Despite the recent press surrounding Westminster Council’s trumpeting of its new Special Policy Areas (SPAs) to protect various core areas much as Mayfair, Harley Street and St James’s, there is a lukewarm indifference to the supposed protection. Looking at multiple drafts of the document, whilst there is certainly protection for the distinctiveness and nature of the areas, it is by no means certain that it offers any real protection to actual small British artisans, be they historic names or new blood. Whilst the document states existing firms will be protected, the how that will be done is uncertain as the council is unlikely to be able to force landlords to retain existing tenants without actively suspending an open market and, of course, they have no means of knowing how the landlords will change in the years to come. One fears the way remains open for the large conglomerates, over time, to place their private client, bespoke ateliers into these remaining streets. This will result in them taking custom from older firms and if needed, off-setting running costs against their large emporiums in a way a unique brand cannot do. The nature of the areas would not change, what is done in the workshops would not change but the names above the doorways most certainly would. The skills will survive but the companies that promulgate that skill will change. Perhaps as London eats itself in an orgy of its own success this is the best we can hope for.

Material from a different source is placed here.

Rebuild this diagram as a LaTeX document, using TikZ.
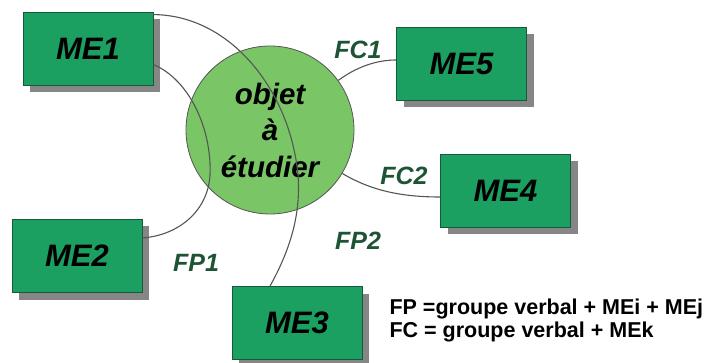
\documentclass[tikz,border=0pt]{standalone}
\usepackage{fontspec}
\setmainfont{Liberation Sans}
\usetikzlibrary{shadows}

\definecolor{boxgreen}{RGB}{28,160,98}
\definecolor{boxline}{RGB}{20,90,60}
\definecolor{objgreen}{RGB}{122,198,102}
\definecolor{lblgreen}{RGB}{28,84,52}
\definecolor{linkgray}{RGB}{85,85,85}

\begin{document}
\begin{tikzpicture}[x=1pt,y=-1pt,
    mebox/.style={draw=boxline, line width=0.8pt, fill=boxgreen,
        minimum width=130pt, minimum height=73pt, inner sep=0pt,
        font=\fontsize{30}{36}\selectfont\bfseries\itshape,
        drop shadow={shadow xshift=7pt, shadow yshift=-7pt, fill=gray!95, opacity=1}},
    link/.style={draw=linkgray, line width=1.1pt},
    lbl/.style={text=lblgreen, font=\fontsize{25}{30}\selectfont\bfseries\itshape},
    legend/.style={anchor=west, font=\fontsize{21.5}{26}\selectfont\bfseries}]

\useasboundingbox (0,0) rectangle (709,363);

% objet central
\node[circle, draw=linkgray, line width=0.8pt, fill=objgreen, minimum size=168pt,
      align=center, font=\fontsize{29.5}{36.5}\selectfont\bfseries\itshape] (obj) at (270,130)
      {objet\\à\\étudier};

% les boites ME
\foreach \nom/\x/\y in {me1/88/48.5, me5/461.5/64, me4/505.5/190.5, me2/77/256, me3/297/323} {
    \node[mebox] (\nom) at (\x,\y) {};
}
\node[font=\fontsize{31}{36}\selectfont\bfseries\itshape] at (me1) {ME1};
\node[font=\fontsize{31}{36}\selectfont\bfseries\itshape] at (me2) {ME2};
\node[font=\fontsize{31}{36}\selectfont\bfseries\itshape] at (me3) {ME3};
\node[font=\fontsize{31}{36}\selectfont\bfseries\itshape] at (me4) {ME4};
\node[font=\fontsize{31}{36}\selectfont\bfseries\itshape] at (me5) {ME5};

\coordinate (fp2mid) at (298,175);
\coordinate (fp1mid) at (210,175);

% FP : deux ME reliees a travers l'objet
\draw[link] ([yshift=-3pt]me1.north east) .. controls (230,15) and (290,90) .. (fp2mid)
    .. controls (301,215) and (290,250) .. ([xshift=-27pt]me3.north);
\draw[link] ([yshift=-16pt]me1.east) .. controls (190,80) and (212,130) .. (fp1mid)
    .. controls (208,210) and (180,235) .. ([yshift=18pt]me2.east);

% FC : objet vers une ME
\draw[link] (obj.36) .. controls (355,68) and (375,60) .. ([yshift=4pt]me5.west);
\draw[link] (obj.-31) .. controls (370,190) and (400,197) .. ([yshift=-6.5pt]me4.west);

\node[lbl] (fc1) at (358,50) {FC1};
\node[lbl] (fc2) at (404,176) {FC2};
\node[lbl] (fp1) at (196,263) {FP1};
\node[lbl] (fp2) at (358,241) {FP2};

\node[legend] (leg1) at (386,309) {FP =groupe verbal + MEi + MEj};
\node[legend] (leg2) at (386,332) {FC = groupe verbal + MEk};
\end{tikzpicture}
\end{document}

There is of course, the alternative argument, “is this simply part of London’s evolution?” as one of my panel puts it. London has always been changing, new buildings rising and falling and businesses in a constant state of flux. Is there any real reason why, due to certain historical feelings, anything should be set in aspic? Money has and always will alter the landscape of this city. Surely it is better for the firms to find somewhere that they can thrive, nurture their artisans and apprentices of the future, even if that means certain generational movement around London. After all, the tailors did chase the medics out of Mayfair back at the start of the 19th Century.
Ultimately, it comes down to two beliefs, not only the desire of the consumer to find the unique and pay a premium to receive personalised service but also the desire of that individual to be prepared to hunt it out, to make the effort to travel to where ever that craftsmanship and quality lies. In 21st Century central London, do the time poor, but cash rich want to head to WC2, N9, SW19 or E12 to get what they want? One hopes the desire for the special means they do but it does mean a steep change in the way people think about London.
London offers the elegant and intelligent consumer a remarkable experience, melding history, supreme craft, remarkable service and just that hint of British eccentricity that makes the relationships between client and craftsman so fun and long-lived. Without perhaps a benign British luxury conglomerate to protect, curate and enable the survival of British brands in the middle of this city, as one of my panel said, “luxury is becoming the plaything of the world’s billionaires – they have made – and are making – their money elsewhere so can set up, buy great names, fashion houses and conduct craft as a whim.” Will British craftsmanship survive? Yes, undoubtedly. But will the next decade see an increasing change as the retail space of London is completely left to the global mega brands and their conglomerate backing? Quite likely. The nature of central London will thus change and we may regret too late what we have lost.